Rangers don’t just need quality, they need Rangers men again

Rangers don’t just need quality, they need Rangers men again
GLASGOW, UNITED KINGDOM - MAY 10: Barry Ferguson of Rangers calls for the ball during The Clydesdale Bank Scottish Premier League match between Rangers and Dundee United at Ibrox Stadium on May 10, 2008 in Glasgow, Scotland. (Photo by Julian Finney/Getty Images)

With the recent(ish) exits of Ryan Jack, Allan McGregor, Scott Arfield, Steven Davis and the passing of Jimmy Bell, there’s a really massive Rangers problem in Govan, and it’s not helping the clear malaise in the club and the squad:

There are basically absolutely no Rangers men in the entire organisation now.

Unless you include Alex Rae and Colin Stewart, which is rather reaching a tad, there is basically no one dyed-in-the-wool as a Rangers man who has been at the club for years, knows what it’s all about and has been a loyal servant.

The squad doesn’t have a single really proper Rangers man/fan in it, with the closest thing we have being Ross McCausland – and he’s still pretty green around the edges and in no way entrenched in the club the way the likes of Davis and McGregor are and were.

Now, we know the woke masses are foaming in rage reading this saying ‘it diznae matter if they’re a Ranjurs man ffs, as loan’ as we wun, aye?’.

Well, that’s just it – we’re not winning, are we, and we’re adding Milan kids these days now as well.

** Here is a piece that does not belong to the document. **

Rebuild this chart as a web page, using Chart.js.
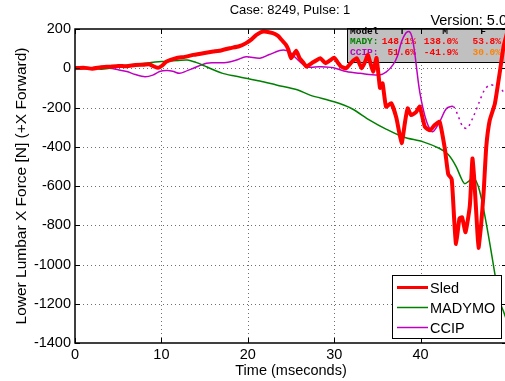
<!DOCTYPE html>
<html>
<head>
<meta charset="utf-8">
<script src="https://cdn.jsdelivr.net/npm/chart.js@4.4.0/dist/chart.umd.min.js"></script>
<style>
html, body { margin: 0; padding: 0; background: #fff; overflow: hidden; }
#wrap { position: relative; width: 510px; height: 381px; }
</style>
</head>
<body>
<div id="wrap"><canvas id="myChart" width="510" height="381"></canvas></div>
<script>
// temps (ms) / force (N)
const sledT = [0, 1, 2, 3, 4, 5, 6, 7, 8, 8.6, 9.2, 9.6, 10.1, 10.6, 11.7, 12.7, 13.7, 15, 16, 17, 17.9, 19, 19.8, 20.5, 21, 21.8, 22.9, 23.5, 23.9, 24.4, 24.7, 25.0, 25.6, 26.0, 26.4, 26.8, 27.2, 27.7, 28.4, 29.0, 29.5, 30.0, 30.4, 30.8, 31.4, 32.0, 32.6, 33.2, 33.6, 33.9, 34.5, 34.9, 35.3, 35.6, 36.0, 36.6, 37.2, 37.8, 38.2, 38.5, 38.9, 39.5, 39.9, 40.5, 41.1, 41.6, 42.2, 42.8, 43.2, 43.6, 43.9, 44.1, 44.5, 44.8, 45.2, 45.7, 46.0, 46.2, 46.5, 46.7, 47.0, 47.3, 47.6, 48.0, 48.6, 49.2, 49.6, 50];
const sledF = [0, 3, -2, 5, 8, 12, 10, 17, 18, 20, 8, 2, 14, 34, 51, 58, 68, 78, 85, 92, 102, 112, 128, 150, 170, 187, 179, 165, 145, 120, 94, 51, 89, 51, 30, 8, 20, 34, 51, 26, 40, 54, 30, 8, 0, 30, 51, 0, 35, 68, -17, 52, -100, -77, -196, -178, -254, -382, -273, -204, -239, -222, -196, -299, -316, -290, -273, -408, -540, -565, -780, -895, -765, -760, -835, -700, -460, -560, -780, -915, -800, -630, -400, -265, -180, -10, 110, 180];

const madyT = [0, 1, 2, 3, 4, 5, 6, 8, 10, 12, 13, 14, 15, 15.6, 17, 18.5, 19.8, 21.4, 23.3, 25.8, 27.2, 30, 32, 34.1, 36, 38, 40.3, 42.2, 43.2, 44.1, 44.7, 45.1, 45.6, 46.1, 46.8, 47.6, 48.6, 49.0, 49.6, 50];
const madyF = [0, -3, 2, -5, 0, 8, 15, 25, 34, 40, 42, 30, 12, 0, -25, -40, -51, -65, -85, -111, -137, -171, -205, -264, -310, -350, -375, -409, -440, -500, -560, -588, -575, -554, -620, -790, -1049, -1168, -1240, -1290];

const ccipT = [0, 2, 4, 5, 6, 7, 8.1, 9, 9.8, 10.6, 11.3, 12.1, 13, 13.7, 15.2, 16.3, 17.5, 18.7, 19.8, 21.4, 22.5, 23.7, 24.3, 24.8, 25.5, 26.8, 28.3, 29.9, 31.4, 33.0, 35.2, 36.0, 36.8, 37.3, 37.8, 38.3, 38.7, 39.0, 39.3, 39.9, 40.7, 41.4, 42.2, 43.0, 43.8, 44.4, 44.9, 45.4, 46.1, 46.8, 47.4, 48.0, 48.6, 49.2, 49.6];
const ccipF = [0, 2, 0, -8, -17, -32, -43, -35, -17, -12, -15, -26, -12, 0, 26, 28, 29, 42, 59, 51, 70, 90, 92, 85, 55, 8, 8, 3, -17, -26, -34, -20, 17, 60, 136, 180, 187, 160, 85, -120, -273, -324, -273, -205, -196, -250, -299, -305, -247, -171, -110, -85, -90, -102, -120];
const ccipSolidEnd = 43.8; // au-dela : pointilles

// tableau en haut a droite
const tableHead = ['Model', 'T', 'M', 'F'];
const tableNames = ['MADY:', 'CCIP:'];
const tableVals = [['148.1%', '138.0%', '53.8%'], ['51.6%', '-41.9%', '30.0%']];
const tableValColors = [['#ff0000', '#ff0000', '#ff0000'], ['#ff0000', '#ff0000', '#ff8000']];

const FONT = '"Liberation Sans", Arial, sans-serif';

function pts(t, f) { return t.map((x, i) => ({ x: x, y: f[i] })); }

const decor = {
	id: 'decor',
	beforeDatasetsDraw(chart) {
		const ctx = chart.ctx, a = chart.chartArea;
		const xs = chart.scales.x, ys = chart.scales.y;
		ctx.save();
		// grille pointillee
		ctx.strokeStyle = '#707070';
		ctx.lineWidth = 1;
		ctx.setLineDash([1, 3]);
		ctx.beginPath();
		xs.ticks.forEach(t => {
			const px = Math.round(xs.getPixelForValue(t.value)) + 0.5;
			if (px <= a.left + 1 || px >= a.right - 1) return;
			ctx.moveTo(px, a.top); ctx.lineTo(px, a.bottom);
		});
		ys.ticks.forEach(t => {
			const py = Math.round(ys.getPixelForValue(t.value)) + 0.5;
			if (py <= a.top + 1 || py >= a.bottom - 1) return;
			ctx.moveTo(a.left, py); ctx.lineTo(a.right, py);
		});
		ctx.stroke();
		ctx.setLineDash([]);

		// boite grise du tableau
		ctx.fillStyle = '#c0c0c0';
		ctx.fillRect(347, 28.5, 170, 34);
		ctx.strokeStyle = '#000';
		ctx.lineWidth = 1;
		ctx.strokeRect(347.5, 28.5, 170, 34);
		ctx.font = 'bold 9.5px "Liberation Mono", monospace';
		ctx.textBaseline = 'middle';
		ctx.fillStyle = '#000';
		ctx.textAlign = 'left';
		ctx.fillText(tableHead[0], 350, 32);
		ctx.textAlign = 'center';
		ctx.fillText(tableHead[1], 402, 32);
		ctx.fillText(tableHead[2], 445, 32);
		ctx.fillText(tableHead[3], 483, 32);
		const nameColors = ['#008000', '#c000c0'];
		const colRight = [416, 458, 501];
		for (let r = 0; r < 2; r++) {
			const y = 42 + r * 11;
			ctx.textAlign = 'left';
			ctx.fillStyle = nameColors[r];
			ctx.fillText(tableNames[r], 350, y);
			ctx.textAlign = 'right';
			for (let c = 0; c < 3; c++) {
				ctx.fillStyle = tableValColors[r][c];
				ctx.fillText(tableVals[r][c], colRight[c], y);
			}
		}
		ctx.restore();
	},
	afterDatasetsDraw(chart) {
		const ctx = chart.ctx, a = chart.chartArea;
		const xs = chart.scales.x, ys = chart.scales.y;
		ctx.save();
		// cadre
		ctx.strokeStyle = '#000';
		ctx.lineWidth = 1.5;
		ctx.strokeRect(a.left, a.top, a.right - a.left, a.bottom - a.top);
		// graduations vers l'interieur
		ctx.lineWidth = 1;
		ctx.beginPath();
		xs.ticks.forEach(t => {
			const px = Math.round(xs.getPixelForValue(t.value)) + 0.5;
			ctx.moveTo(px, a.bottom); ctx.lineTo(px, a.bottom - 5);
			ctx.moveTo(px, a.top); ctx.lineTo(px, a.top + 5);
		});
		ys.ticks.forEach(t => {
			const py = Math.round(ys.getPixelForValue(t.value)) + 0.5;
			ctx.moveTo(a.left, py); ctx.lineTo(a.left + 5, py);
			ctx.moveTo(a.right, py); ctx.lineTo(a.right - 5, py);
		});
		ctx.stroke();

		// legende
		ctx.fillStyle = '#fff';
		ctx.fillRect(392, 275, 109, 63);
		ctx.strokeStyle = '#000';
		ctx.lineWidth = 1;
		ctx.strokeRect(392.5, 275.5, 109, 63);
		ctx.font = '14.5px ' + FONT;
		ctx.textBaseline = 'middle';
		ctx.textAlign = 'left';
		chart.data.datasets.forEach((ds, i) => {
			const y = 287.5 + i * 20;
			ctx.strokeStyle = ds.borderColor;
			ctx.lineWidth = ds.legendWidth;
			ctx.beginPath();
			ctx.moveTo(397, y); ctx.lineTo(428, y);
			ctx.stroke();
			ctx.fillStyle = '#000';
			ctx.fillText(ds.label, 430, y + 1);
		});

		// titre et version
		ctx.fillStyle = '#000';
		ctx.textAlign = 'center';
		ctx.font = '13px ' + FONT;
		ctx.fillText('Case: 8249, Pulse: 1', (a.left + a.right) / 2 - 1, 10);
		ctx.textAlign = 'right';
		ctx.font = '14.5px ' + FONT;
		ctx.fillText('Version: 5.0', 507, 21);
		ctx.restore();
	}
};

new Chart('myChart', {
	type: 'line',
	data: {
		datasets: [{
			label: 'Sled',
			data: pts(sledT, sledF),
			borderColor: '#ff0000',
			borderWidth: 4,
			legendWidth: 3,
			tension: 0.15,
			pointRadius: 0
		}, {
			label: 'MADYMO',
			data: pts(madyT, madyF),
			borderColor: '#008000',
			borderWidth: 1.5,
			legendWidth: 1.5,
			tension: 0.3,
			pointRadius: 0
		}, {
			label: 'CCIP',
			data: pts(ccipT, ccipF),
			borderColor: '#c000c0',
			borderWidth: 1.5,
			legendWidth: 1.5,
			tension: 0.3,
			pointRadius: 0,
			segment: {
				borderDash: c => c.p0.parsed.x >= ccipSolidEnd ? [2, 4] : undefined
			}
		}]
	},
	options: {
		responsive: false,
		animation: false,
		layout: { padding: { top: 29, right: 2, left: 0, bottom: 0 } },
		plugins: {
			legend: { display: false },
			title: { display: false },
			tooltip: { enabled: false }
		},
		scales: {
			x: {
				type: 'linear',
				min: 0,
				max: 50,
				afterFit: s => { s.height = 38; },
				ticks: {
					stepSize: 10,
					padding: 3,
					color: '#000',
					font: { family: FONT, size: 14.5 },
					callback: v => v < 50 ? String(v) : ''
				},
				grid: { display: false, drawTicks: false },
				border: { display: false },
				title: {
					display: true,
					text: 'Time (mseconds)',
					color: '#000',
					font: { family: FONT, size: 14.5 },
					padding: { top: 0, bottom: 1 }
				}
			},
			y: {
				min: -1400,
				max: 200,
				afterFit: s => { s.width = 75; },
				ticks: {
					stepSize: 200,
					padding: 4,
					color: '#000',
					font: { family: FONT, size: 14.5 },
					callback: v => String(v)
				},
				grid: { display: false, drawTicks: false },
				border: { display: false },
				title: {
					display: true,
					text: 'Lower Lumbar X Force [N] (+X Forward)',
					color: '#000',
					font: { family: FONT, size: 15.5 },
					padding: { top: 12, bottom: 0 }
				}
			}
		}
	},
	plugins: [decor]
});
</script>
</body>
</html>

There can be little coincidence the best Rangers teams always had a massive Rangers core in them, be it in the coaching, the management or the squad.

Walter had a bunch of Rangers fans – Boyd, Ferguson, Miller, Davis, and Naismith to name just five.

McLeish very much built around Barry, and had a few others like Boab Malcolm and Allan Hutton, and himself is a Rangers man.

Even Dick knew the importance of Rangers’ identity and made Barry prominent then captain very quickly indeed. He added Derek McInnes to the Rangers core.

Steven Gerrard too got it quickly, bringing in three stormtrooping Gers men in Arfield, Davis and McGregor, and heavily used boyhood fan Ryan Jack.


Zero. Zip. A few youth kids and at a stretch McCausland, but there is just no core Rangers identity in the squad or much in the management either, and we can’t help but wonder how much that impacts the results.

The less ‘Rangers’ the club has in it, seems to correlate to the results, and while we’d never dismiss a player who isn’t a Rangers man, to saturate the club with all the mercenaries we have done over the years does seem to have a major impact on the work ethic and quality on the pitch.

It’s really simple – the hardest working players will be fans, the ones who give other players a bollocking if they’re not putting in the shift.

There’s no coincidence that arguably the hardest-working Rangers player these days is McCausland, even if, sadly, he just isn’t that good.

Rangers need both quality, and Rangers identity.

Right now both are in desperately short supply.